The book begins off simply enough with the almost mandatory description of the hobby, a lexicon, and the methods for determining the characters starting Attributes. It is in Chapter Two that the company begins to illustrate their take on the comic-book world. Chapter Two begins with the racial descriptions and modifiers inherent to each of the four core races of Man-Made Mythology.

The first race presented is, of course, Humans. After that we come to Reptiods, an alien lizard species that came to Earth millennia ago. After that come the Synthetics, which are mankind’s success at creating artificial life and finally there is the matriarchal race of warrior-women – the Valkyries. There isn’t anything especially noteworthy about the starting racial choices, but they fill their roles well and give the Players several options to choose from without over-doing it.

Chapter Three begins with detailing the procedure to generate the characters Alter-Ego. Each Alter-Ego lists any sort of requirements that must be fulfilled as well as the Skills, Bonus Feats, and any Resource modifiers that come with that choice. The options here range from the bookish Academic, to Emergency Services characters, to Soldiers. The nice thing is that the choices also include things such as a Rural upbringing to flesh out the section.

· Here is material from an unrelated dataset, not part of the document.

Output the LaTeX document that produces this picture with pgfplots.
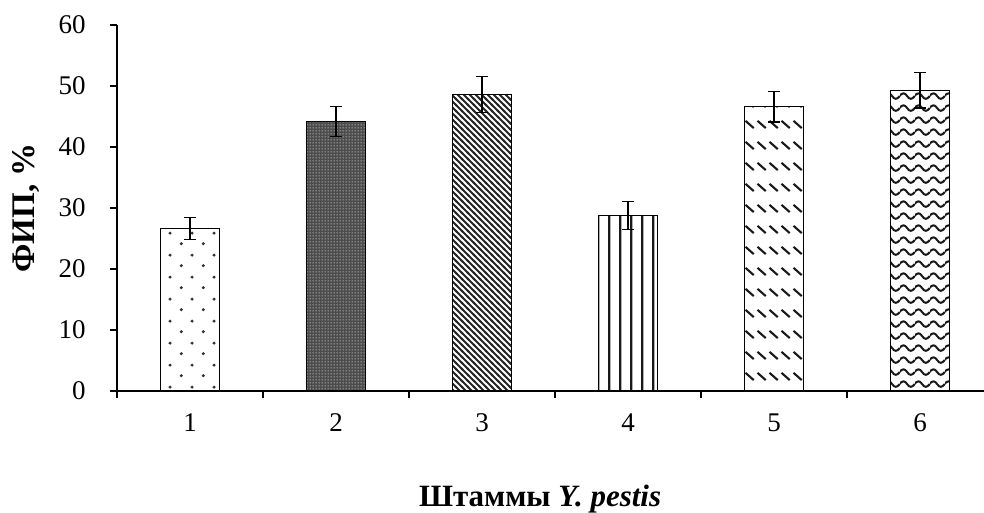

In Chapter Four, the games Classes are presented. There are ten Classes available in the core-rules and these include enough options to make a variety of iconic characters. This chapter also begins with the Advancement guidelines and the rules for multi-classing. The individual Classes are presented in the familiar format found in most 3.x games, so one who is familiar with them will have no problem understanding them.

The same holds true for the next two chapters which go into detail about the games Skills and Feats. Although there are some new ideas presented here there is nothing truly unique to those familiar with the genre or overall 3.x games. There are some new feats presented, but these are mostly variations of existing ones that amplify the characters power usage and help further define their abilities.

It isn’t until Chapter Twelve after the mandatory rules on equipment, combat, magic usage and the like that the games super-powers, known as Mythic Abilities, are explained. There are fifty powers fleshed out in Man-Made Mythology and each comes with ten levels of modifiers to that power. The first mythic ability is Body Armor and while it provides basic protection it can also increase other attributes, mitigate critical hits, and provide damage reduction to the Character as they advance it. In my opinion there could have been many more powers given here and although the ones that do exist are detailed nicely. I just like my supers games to have a-lot of options when it comes to powers.

All in all I give Man-Made Mythology a thumbs in the middle. Is it anything entirely new and spectacular? No, but I feel it does a better job of emulating the genre than most of its predecessors using the 3.x engine. I am interested in seeing what other offerings the company provides as time passes, as I feel there is are a lot of options available for expansion. Man-Made Mythology could become a very well rounded game but only time will tell.